2. 4857 sayılı Kanun'un 2 nci maddesinin yedi ve sekizinci fıkraları.
3. Değerlendirme
1. Bölge adliye mahkemelerinin nihai kararlarının bozulması 6100 sayılı Kanun'un 371 inci maddesinde yer alan sebeplerden birinin varlığı hâlinde mümkündür.

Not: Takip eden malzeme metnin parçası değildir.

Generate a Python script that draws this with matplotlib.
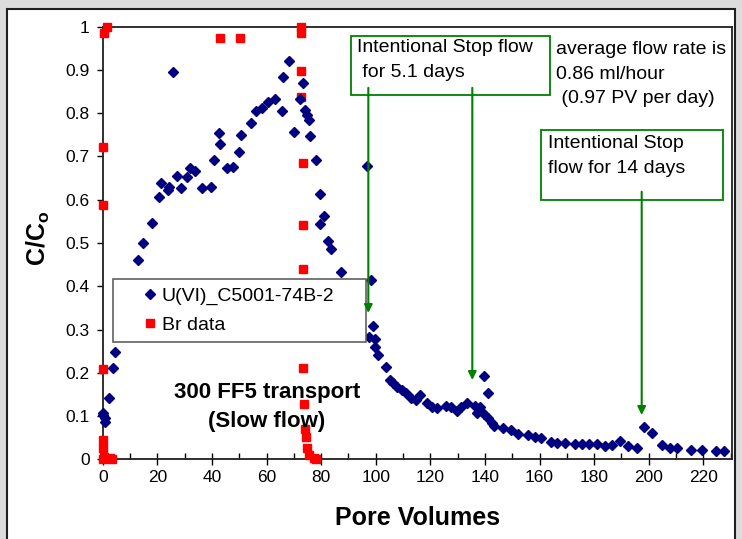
import numpy as np
import matplotlib
matplotlib.use("Agg")
import matplotlib.pyplot as plt
from matplotlib.patches import Rectangle
from matplotlib.ticker import MultipleLocator, FuncFormatter

plt.rcParams['font.family'] = ['Liberation Sans', 'DejaVu Sans']
plt.rcParams['mathtext.fontset'] = 'custom'
plt.rcParams['mathtext.bf'] = 'Liberation Sans:bold'
plt.rcParams['mathtext.rm'] = 'Liberation Sans'

# U(VI) effluent data (pore volumes, C/Co)
u_pv = [0.0, 0.2, 0.8, 0.8, 2.3, 3.8, 4.6,
        12.8, 14.9, 17.9, 20.7, 21.4, 24.0, 24.4, 25.6, 27.3, 28.6, 31.0, 32.1, 33.8,
        36.2, 39.6, 40.8, 42.5, 43.0, 45.4, 47.8, 50.0, 50.7, 54.2, 56.2, 58.2, 60.7,
        63.1, 65.6, 65.9, 68.4, 70.1, 72.3, 73.3, 74.2, 74.8, 75.5, 76.0, 78.3, 79.5,
        81.1, 79.5, 82.4, 83.6, 87.2, 96.7, 98.2, 98.9, 97.5, 99.6, 99.9, 100.8,
        103.6, 105.1, 106.4, 107.9, 109.5, 111.1, 112.8, 114.8, 116.2, 118.9, 120.5,
        122.6, 125.8, 127.6, 129.7, 131.1, 133.3, 136.5, 137.2, 138.2, 139.7, 139.6,
        141.1, 141.2, 142.5, 143.3, 146.6, 149.5, 152.2, 155.9, 158.2, 160.4, 164.1,
        166.5, 169.3, 173.0, 175.5, 178.2, 180.9, 183.9, 186.4, 189.4, 192.4, 195.8,
        198.4, 201.1, 205.0, 207.7, 210.5, 215.6, 219.6, 224.6, 227.6]
u_c = [0.102, 0.107, 0.095, 0.087, 0.141, 0.210, 0.248,
       0.461, 0.501, 0.546, 0.606, 0.638, 0.622, 0.630, 0.896, 0.654, 0.626, 0.653, 0.673, 0.667,
       0.626, 0.629, 0.693, 0.754, 0.730, 0.673, 0.676, 0.711, 0.750, 0.778, 0.804, 0.811, 0.827,
       0.834, 0.806, 0.884, 0.921, 0.756, 0.833, 0.871, 0.808, 0.797, 0.785, 0.748, 0.693, 0.613,
       0.562, 0.544, 0.505, 0.486, 0.433, 0.678, 0.414, 0.307, 0.283, 0.278, 0.260, 0.242,
       0.214, 0.184, 0.177, 0.168, 0.160, 0.153, 0.141, 0.137, 0.149, 0.129, 0.122,
       0.118, 0.123, 0.120, 0.112, 0.120, 0.129, 0.124, 0.108, 0.122, 0.192, 0.104,
       0.154, 0.095, 0.085, 0.076, 0.072, 0.068, 0.058, 0.056, 0.052, 0.049, 0.041,
       0.038, 0.038, 0.035, 0.035, 0.035, 0.035, 0.031, 0.033, 0.042, 0.030, 0.025,
       0.075, 0.060, 0.033, 0.025, 0.025, 0.021, 0.021, 0.019, 0.019]

# Br tracer data
br_pv = [0.0, 0.0, 0.0, 0.0, 0.0, 0.0, 0.4, 1.7, 0.5, 2.6, 3.3,
         42.8, 50.4,
         72.6, 72.6, 72.8, 72.8, 73.2, 73.3, 73.3, 73.4, 73.8, 74.2, 74.6, 74.9, 75.5, 77.3, 78.2]
br_c = [0.0, 0.025, 0.045, 0.209, 0.588, 0.722, 0.985, 1.0, 0.005, 0.002, 0.0,
        0.975, 0.975,
        1.0, 0.985, 0.898, 0.838, 0.684, 0.541, 0.441, 0.212, 0.128, 0.070, 0.052, 0.025, 0.010, 0.002, 0.0]

green = '#008000'

fig = plt.figure(figsize=(7.42, 5.39), dpi=100)
fig.patch.set_facecolor('#dcdcdc')
# white chart area with dark frame (top/left)
fig.add_artist(Rectangle((7 / 742, -0.01), 728 / 742, (539 - 9) / 539 + 0.01,
                         transform=fig.transFigure, facecolor='white',
                         edgecolor='#202020', lw=1.5, zorder=0))

ax = fig.add_axes([102.7 / 742, 79.7 / 539, 629 / 742, 432.6 / 539])
ax.set_facecolor('none')

ax.plot(u_pv, u_c, linestyle='none', marker='D', ms=5.2, color='#000080',
        label='U(VI)_C5001-74B-2', clip_on=False, zorder=4)
ax.plot(br_pv, br_c, linestyle='none', marker='s', ms=6, color='#ff0000',
        label='Br data', clip_on=False, zorder=3)

ax.set_xlim(0, 230.4)
ax.set_ylim(0, 1)
ax.xaxis.set_major_locator(MultipleLocator(20))
ax.xaxis.set_minor_locator(MultipleLocator(10))
ax.yaxis.set_major_locator(MultipleLocator(0.1))
ax.yaxis.set_major_formatter(FuncFormatter(lambda v, p: '%g' % round(v, 2)))
ax.tick_params(axis='x', which='major', direction='inout', length=8, width=1, labelsize=12.5, pad=4)
ax.tick_params(axis='x', which='minor', direction='in', length=4, width=1)
ax.tick_params(axis='y', which='major', direction='out', length=4.5, width=1, labelsize=12.5, pad=5)
for s in ax.spines.values():
    s.set_linewidth(1.3)
    s.set_color('#202020')

ax.set_xlabel('Pore Volumes', fontsize=18, fontweight='bold', va='center')
ax.xaxis.set_label_coords(0.5, -0.136)
ax.set_ylabel(r'$\mathbf{C/C_o}$', fontsize=18, va='center')
ax.yaxis.set_label_coords(-0.103, 0.51)

leg = ax.legend(loc='upper left', bbox_to_anchor=(0.0169, 0.416, 0.401, 0.0),
                mode='expand', borderaxespad=0, fontsize=14, fancybox=False,
                framealpha=1, edgecolor='#606060', borderpad=0.4, labelspacing=0.6,
                handlelength=3.0, handletextpad=-0.9, numpoints=1)
leg.get_frame().set_linewidth(1.2)

ax.text(0.2612, 0.122, '300 FF5 transport\n(Slow flow)', transform=ax.transAxes,
        ha='center', va='center', multialignment='center', fontsize=16,
        fontweight='bold', linespacing=1.5)

# annotation boxes
ax.add_patch(Rectangle((0.3948, 0.842), 0.7112 - 0.3948, 0.9785 - 0.842,
                       transform=ax.transAxes, facecolor='white', edgecolor=green,
                       lw=1.3, zorder=2, clip_on=False))
ax.text(0.4043, 0.9223, 'Intentional Stop flow\n for 5.1 days', transform=ax.transAxes,
        ha='left', va='center', fontsize=14, linespacing=1.6, zorder=5)

ax.add_patch(Rectangle((0.6963, 0.5994), 0.9866 - 0.6963, 0.7612 - 0.5994,
                       transform=ax.transAxes, facecolor='white', edgecolor=green,
                       lw=1.3, zorder=2, clip_on=False))
ax.text(0.708, 0.701, 'Intentional Stop\nflow for 14 days', transform=ax.transAxes,
        ha='left', va='center', fontsize=14, linespacing=1.6, zorder=5)

ax.text(0.7207, 0.8906, 'average flow rate is\n0.86 ml/hour\n (0.97 PV per day)',
        transform=ax.transAxes, ha='left', va='center', fontsize=14,
        linespacing=1.6, zorder=5)

for xa, y0, y1 in [(0.4223, 0.8586, 0.3382), (0.5876, 0.8586, 0.1833), (0.8569, 0.6186, 0.1024)]:
    ax.annotate('', xy=(xa, y1), xytext=(xa, y0), xycoords='axes fraction',
                textcoords='axes fraction', zorder=6,
                arrowprops=dict(arrowstyle='-|>', color=green, lw=1.5,
                                mutation_scale=12, shrinkA=0, shrinkB=0))

fig.savefig('out.png', dpi=100, facecolor=fig.get_facecolor())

2. Temyizen incelenen karar, tarafların karşılıklı iddia ve savunmalarına, dayandıkları belgelere, uyuşmazlığa uygulanması gereken hukuk kuralları ile hukuki ilişkinin nitelendirilmesine, dava şartlarına, yargılama ve ispat kuralları ile kararda belirtilen gerekçelere göre usul ve kanuna uygun olup davacı vekilince temyiz dilekçesinde ileri sürülen nedenler kararın bozulmasını gerektirecek nitelikte görülmemiştir.
VI. KARAR
Açıklanan sebeple;
Temyiz olunan Bölge Adliye Mahkemesi kararının 6100 sayılı Kanun'un 370 inci maddesinin birinci fıkrası uyarınca ONANMASINA,
Aşağıda yazılı temyiz giderinin temyiz edene yükletilmesine ,
Dosyanın İlk Derece Mahkemesine, kararın bir örneğinin Bölge Adliye Mahkemesine gönderilmesine,
01.04.2024 tarihinde oy birliğiyle karar verildi.